Downgrades of the Group’s long term debt rating could lead to additional collateral posting and cash outflow. A hypothetical simultaneous two notch downgrade of the Group’s long-term debt rating from all major rating agencies, after initial actions within management’s controls, could result in an outflow of £11 billion of cash, £4 billion of collateral posting related to customer financial contracts and £24 billion of collateral posting associated with secured funding. These effects do not take into account additional management and restructuring actions that the Group has identified that could materially reduce the amount of required collateral postings under derivative contracts related to its own secured funding programmes.

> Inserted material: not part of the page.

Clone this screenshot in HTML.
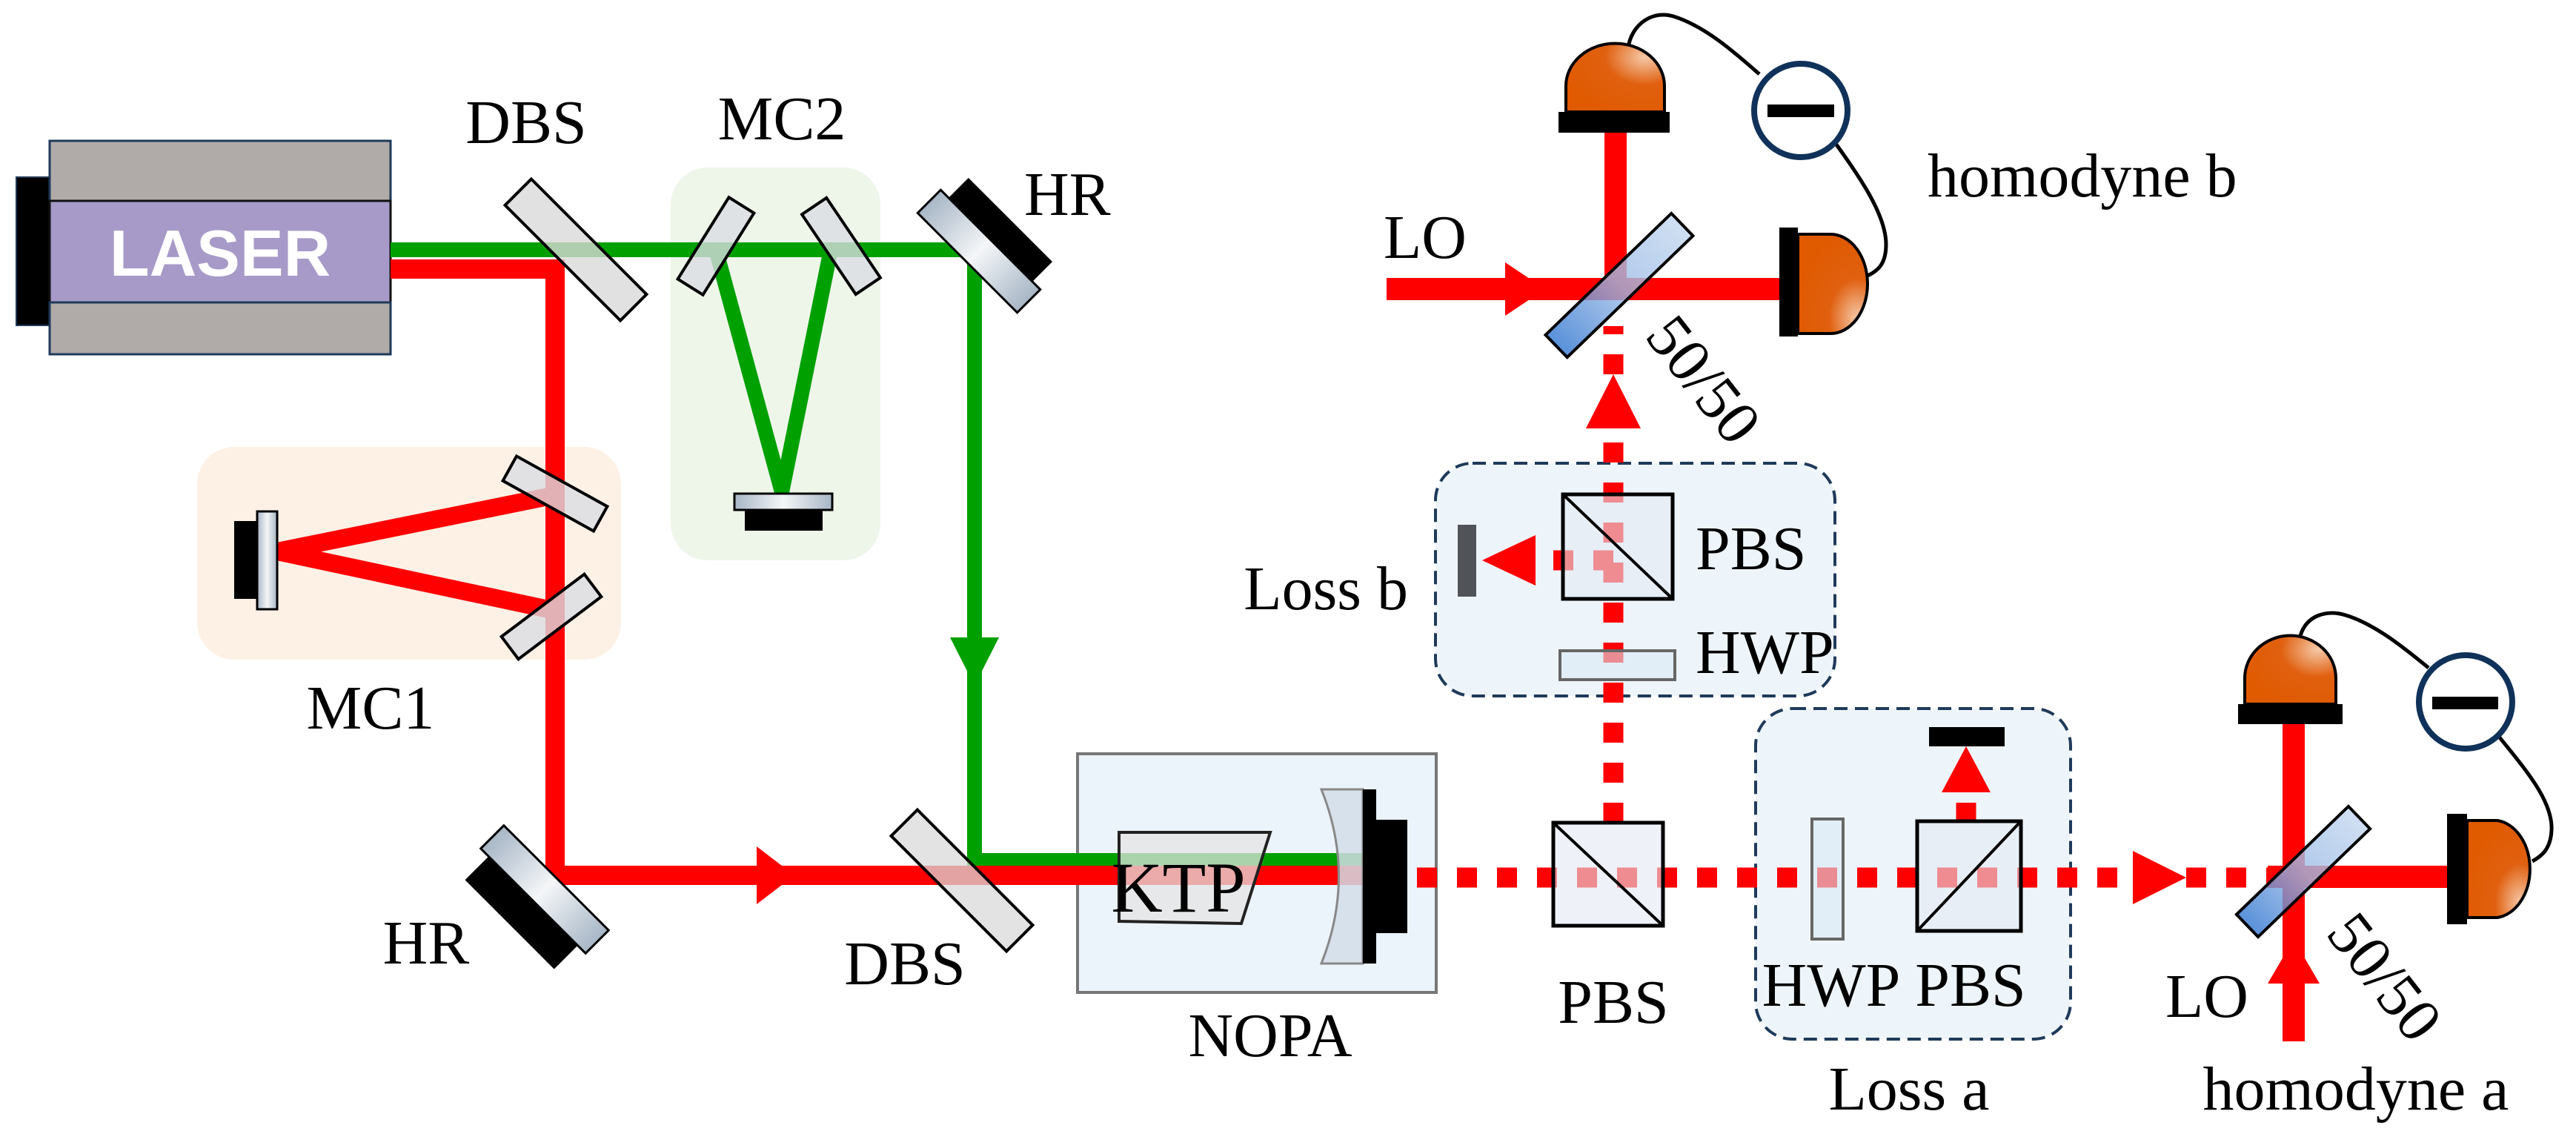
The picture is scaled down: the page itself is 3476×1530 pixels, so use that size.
<!DOCTYPE html>
<html><head><meta charset="utf-8"><style>
html,body{margin:0;padding:0;background:#fff}
svg{display:block}
text{font-family:"Liberation Serif",serif;fill:#000}
</style></head><body>
<svg width="3476" height="1530" viewBox="0 0 3476 1530" xmlns="http://www.w3.org/2000/svg">
<defs>
<linearGradient id="hr" x1="0" y1="0" x2="1" y2="0">
<stop offset="0" stop-color="#a7b6c6"/><stop offset="0.5" stop-color="#f4f6f8"/><stop offset="1" stop-color="#a7b6c6"/></linearGradient>
<linearGradient id="bs" x1="0" y1="0" x2="1" y2="0">
<stop offset="0" stop-color="#2f75d0"/><stop offset="0.5" stop-color="#9dbce6"/><stop offset="1" stop-color="#c4d7ef"/></linearGradient>
<radialGradient id="det" cx="0.8" cy="0.2" r="0.9">
<stop offset="0" stop-color="#f6c9a8"/><stop offset="0.45" stop-color="#e06010"/><stop offset="1" stop-color="#e05a00"/></radialGradient>
<radialGradient id="det2" cx="0.85" cy="0.85" r="0.9">
<stop offset="0" stop-color="#f6c9a8"/><stop offset="0.45" stop-color="#e06010"/><stop offset="1" stop-color="#e05a00"/></radialGradient>
</defs>

<rect x="905" y="226" width="283" height="530" rx="50" fill="#eef6ea"/>
<rect x="266" y="603" width="572" height="287" rx="50" fill="#fdf1e6"/>
<rect x="1454" y="1017" width="484" height="322" fill="#ebf3fb" stroke="#777" stroke-width="4"/>
<rect x="1937" y="625" width="539" height="314" rx="50" fill="#eef5fa" stroke="#1f3a5a" stroke-width="4" stroke-dasharray="18 10"/>
<rect x="2369" y="956" width="425" height="446" rx="50" fill="#eef5fa" stroke="#1f3a5a" stroke-width="4" stroke-dasharray="18 10"/>

<rect x="22" y="239" width="45" height="200" fill="#000" stroke="#1f3a5a" stroke-width="2"/>
<rect x="67" y="190" width="460" height="81" fill="#b0aaa8" stroke="#1f3a5a" stroke-width="3"/>
<rect x="67" y="271" width="460" height="137" fill="#a79ac8" stroke="#111" stroke-width="3"/>
<rect x="67" y="408" width="460" height="70" fill="#b0aaa8" stroke="#1f3a5a" stroke-width="3"/>
<text x="297" y="372" text-anchor="middle" font-size="88" font-weight="bold" style="font-family:'Liberation Sans',sans-serif;fill:#fff">LASER</text>

<polyline points="527,337 1315,337 1315,1161 1840,1161" fill="none" stroke="#00a000" stroke-width="20"/>
<polyline points="966,337 1055,664 1121,337" fill="none" stroke="#00a000" stroke-width="20"/>
<polygon points="1282,860 1348,860 1315,925" fill="#00a000"/>

<polyline points="527,363 749,363 749,1181 1840,1181" fill="none" stroke="#ff0000" stroke-width="26"/>
<polyline points="740,670 374,744 740,822" fill="none" stroke="#ff0000" stroke-width="24"/>
<polygon points="1021,1142 1072,1181 1021,1220" fill="#ff0000"/>

<line x1="1912" y1="1184" x2="2890" y2="1184" stroke="#ff0000" stroke-width="27" stroke-dasharray="27 27"/>
<polygon points="2878,1148 2950,1184 2878,1220" fill="#ff0000"/>
<line x1="2950" y1="1184" x2="3060" y2="1184" stroke="#ff0000" stroke-width="27" stroke-dasharray="27 27"/>
<line x1="2177" y1="1110" x2="2177" y2="570" stroke="#ff0000" stroke-width="27" stroke-dasharray="27 27"/>
<polygon points="2140,578 2177,505 2214,578" fill="#ff0000"/>
<line x1="2177" y1="505" x2="2177" y2="440" stroke="#ff0000" stroke-width="27" stroke-dasharray="27 27"/>
<line x1="2177" y1="756" x2="2072" y2="756" stroke="#ff0000" stroke-width="27" stroke-dasharray="27 27"/>
<polygon points="2072,722 2000,756 2072,790" fill="#ff0000"/>
<line x1="2653" y1="1110" x2="2653" y2="1069" stroke="#ff0000" stroke-width="27" stroke-dasharray="27 14"/>
<polygon points="2620,1069 2653,1007 2686,1069" fill="#ff0000"/>

<line x1="3060" y1="1183" x2="3320" y2="1183" stroke="#ff0000" stroke-width="30"/>
<line x1="3095" y1="1405" x2="3095" y2="970" stroke="#ff0000" stroke-width="30"/>
<polygon points="3060,1327 3095,1267 3130,1327" fill="#ff0000"/>
<line x1="1871" y1="390" x2="2410" y2="390" stroke="#ff0000" stroke-width="30"/>
<line x1="2180" y1="390" x2="2180" y2="170" stroke="#ff0000" stroke-width="30"/>
<polygon points="2031,354 2085,390 2031,426" fill="#ff0000"/>

<g transform="translate(777,337) rotate(45)"><rect x="-110" y="-25" width="220" height="50" fill="#d9d9d9" fill-opacity="0.8" stroke="#000" stroke-width="4"/></g>
<g transform="translate(966,332) rotate(-58)"><rect x="-65" y="-20" width="130" height="40" fill="#d9dde2" fill-opacity="0.8" stroke="#000" stroke-width="4"/></g>
<g transform="translate(1135,332) rotate(56)"><rect x="-65" y="-20" width="130" height="40" fill="#d9dde2" fill-opacity="0.8" stroke="#000" stroke-width="4"/></g>
<rect x="1005" y="688" width="105" height="28" fill="#000"/>
<rect x="991" y="666" width="132" height="22" fill="url(#hr)" stroke="#000" stroke-width="3"/>
<g transform="translate(1321,339) rotate(45)"><rect x="-80" y="-60" width="160" height="42" fill="#000"/><rect x="-95" y="-22" width="190" height="44" fill="url(#hr)" stroke="#000" stroke-width="3"/></g>
<g transform="translate(749,666) rotate(29)"><rect x="-70" y="-19" width="140" height="38" fill="#d9dde2" fill-opacity="0.8" stroke="#000" stroke-width="4"/></g>
<g transform="translate(744,832) rotate(-37)"><rect x="-70" y="-19" width="140" height="38" fill="#d9dde2" fill-opacity="0.8" stroke="#000" stroke-width="4"/></g>
<rect x="316" y="703" width="31" height="105" fill="#000"/>
<rect x="347" y="690" width="27" height="132" fill="url(#hr)" stroke="#000" stroke-width="3"/>
<g transform="translate(735,1200) rotate(45)"><rect x="-85" y="22" width="170" height="45" fill="#000"/><rect x="-100" y="-22" width="200" height="44" fill="url(#hr)" stroke="#000" stroke-width="3"/></g>
<g transform="translate(1298,1188) rotate(45)"><rect x="-110" y="-25" width="220" height="50" fill="#d9d9d9" fill-opacity="0.75" stroke="#000" stroke-width="4"/></g>

<polygon points="1510,1123 1714,1123 1675,1246 1510,1243" fill="#e4e4e4" fill-opacity="0.75" stroke="#222" stroke-width="4"/>
<text x="1590" y="1230" text-anchor="middle" font-size="96">KTP</text>
<path d="M1783,1065 L1839,1065 L1839,1300 L1783,1300 Q1830,1182 1783,1065 Z" fill="#d3dde7" fill-opacity="0.85" stroke="#888" stroke-width="3"/>
<rect x="1839" y="1065" width="18" height="235" fill="#000"/>
<rect x="1857" y="1106" width="42" height="153" fill="#000"/>

<rect x="2096" y="1110" width="148" height="139" fill="#e3e9f3" fill-opacity="0.6" stroke="#000" stroke-width="5"/>
<line x1="2096" y1="1110" x2="2244" y2="1249" stroke="#000" stroke-width="4"/>
<rect x="2109" y="667" width="148" height="141" fill="#e3e9f3" fill-opacity="0.6" stroke="#000" stroke-width="5"/>
<line x1="2109" y1="667" x2="2257" y2="808" stroke="#000" stroke-width="4"/>
<rect x="2105" y="878" width="155" height="39" fill="#dbe9f5" fill-opacity="0.6" stroke="#666" stroke-width="4"/>
<rect x="1967" y="708" width="25" height="97" fill="#505458"/>
<rect x="2445" y="1105" width="42" height="162" fill="#dbe9f5" fill-opacity="0.6" stroke="#666" stroke-width="4"/>
<rect x="2587" y="1108" width="140" height="148" fill="#e3e9f3" fill-opacity="0.6" stroke="#000" stroke-width="5"/>
<line x1="2587" y1="1256" x2="2727" y2="1108" stroke="#000" stroke-width="4"/>
<rect x="2603" y="981" width="102" height="26" fill="#000"/>

<g transform="translate(3108,1176) rotate(-44)"><rect x="-105" y="-21" width="210" height="42" fill="url(#bs)" fill-opacity="0.8" stroke="#000" stroke-width="4"/></g>
<g transform="translate(2185,385) rotate(-44)"><rect x="-118" y="-21" width="236" height="42" fill="url(#bs)" fill-opacity="0.8" stroke="#000" stroke-width="4"/></g>

<path d="M3029,950 L3029,915 A61,57 0 0 1 3152,915 L3152,950 Z" fill="url(#det)" stroke="#000" stroke-width="4"/>
<rect x="3020" y="950" width="141" height="27" fill="#000"/>
<path d="M3329,1107 L3370,1107 A50,66 0 0 1 3370,1238 L3329,1238 Z" fill="url(#det2)" stroke="#000" stroke-width="4"/>
<rect x="3302" y="1098" width="27" height="149" fill="#000"/>
<path d="M3104,858 C3112,830 3140,822 3165,830 C3205,842 3245,875 3277,901" fill="none" stroke="#000" stroke-width="5"/>
<path d="M3373,995 C3405,1035 3445,1080 3443,1120 C3442,1145 3430,1155 3417,1162" fill="none" stroke="#000" stroke-width="5"/>
<circle cx="3327" cy="947" r="63" fill="#fff" stroke="#10325a" stroke-width="8"/>
<rect x="3282" y="940" width="89" height="17" fill="#000"/>

<path d="M2113,151 L2113,116 A66,57 0 0 1 2246,116 L2246,151 Z" fill="url(#det)" stroke="#000" stroke-width="4"/>
<rect x="2103" y="151" width="150" height="28" fill="#000"/>
<path d="M2426,316 L2470,316 A50,67 0 0 1 2470,450 L2426,450 Z" fill="url(#det2)" stroke="#000" stroke-width="4"/>
<rect x="2401" y="307" width="25" height="147" fill="#000"/>
<path d="M2198,59 C2205,30 2232,14 2258,22 C2300,35 2340,70 2374,100" fill="none" stroke="#000" stroke-width="5"/>
<path d="M2478,195 C2510,240 2545,290 2545,330 C2545,355 2535,365 2520,372" fill="none" stroke="#000" stroke-width="5"/>
<circle cx="2430" cy="149" r="63" fill="#fff" stroke="#10325a" stroke-width="8"/>
<rect x="2385" y="141" width="90" height="17" fill="#000"/>

<g font-size="84">
<text x="710" y="193" text-anchor="middle">DBS</text>
<text x="1055" y="188" text-anchor="middle">MC2</text>
<text x="1382" y="290">HR</text>
<text x="500" y="983" text-anchor="middle">MC1</text>
<text x="575" y="1300" text-anchor="middle">HR</text>
<text x="1221" y="1328" text-anchor="middle">DBS</text>
<text x="1714" y="1425" text-anchor="middle">NOPA</text>
<text x="2177" y="1380" text-anchor="middle">PBS</text>
<text x="2471" y="1357" text-anchor="middle">HWP</text>
<text x="2659" y="1357" text-anchor="middle">PBS</text>
<text x="2576" y="1497" text-anchor="middle">Loss a</text>
<text x="3179" y="1497" text-anchor="middle">homodyne a</text>
<text x="2978" y="1372" text-anchor="middle">LO</text>
<text x="1923" y="348" text-anchor="middle">LO</text>
<text x="2601" y="265">homodyne b</text>
<text x="2288" y="768">PBS</text>
<text x="2288" y="908">HWP</text>
<text x="1900" y="822" text-anchor="end">Loss b</text>
<text transform="translate(2299,512) rotate(52)" text-anchor="middle" y="28">50/50</text>
<text transform="translate(3218,1318) rotate(52)" text-anchor="middle" y="28">50/50</text>
</g>
</svg>
</body></html>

The downgrades that the Group experienced in the fourth quarter of 2011, did not significantly change its borrowing costs, reduce its issuance capacity or require significant collateral posting. The Group notes the recent announcements from Moody’s placing the ratings of 114 European financial institutions, including Lloyds Banking Group, on review for downgrade. Even in the case of a simultaneous two notch downgrade from all rating agencies, the Group would remain investment grade.

At 31 December 2011, the Group had £202 billion of highly liquid unencumbered assets in its liquidity portfolio which are available to meet cash and collateral outflows, as illustrated in the table below. This liquidity is available for deployment at immediate notice, subject to complying with regulatory requirements, and is a key component of the Group’s liquidity management process.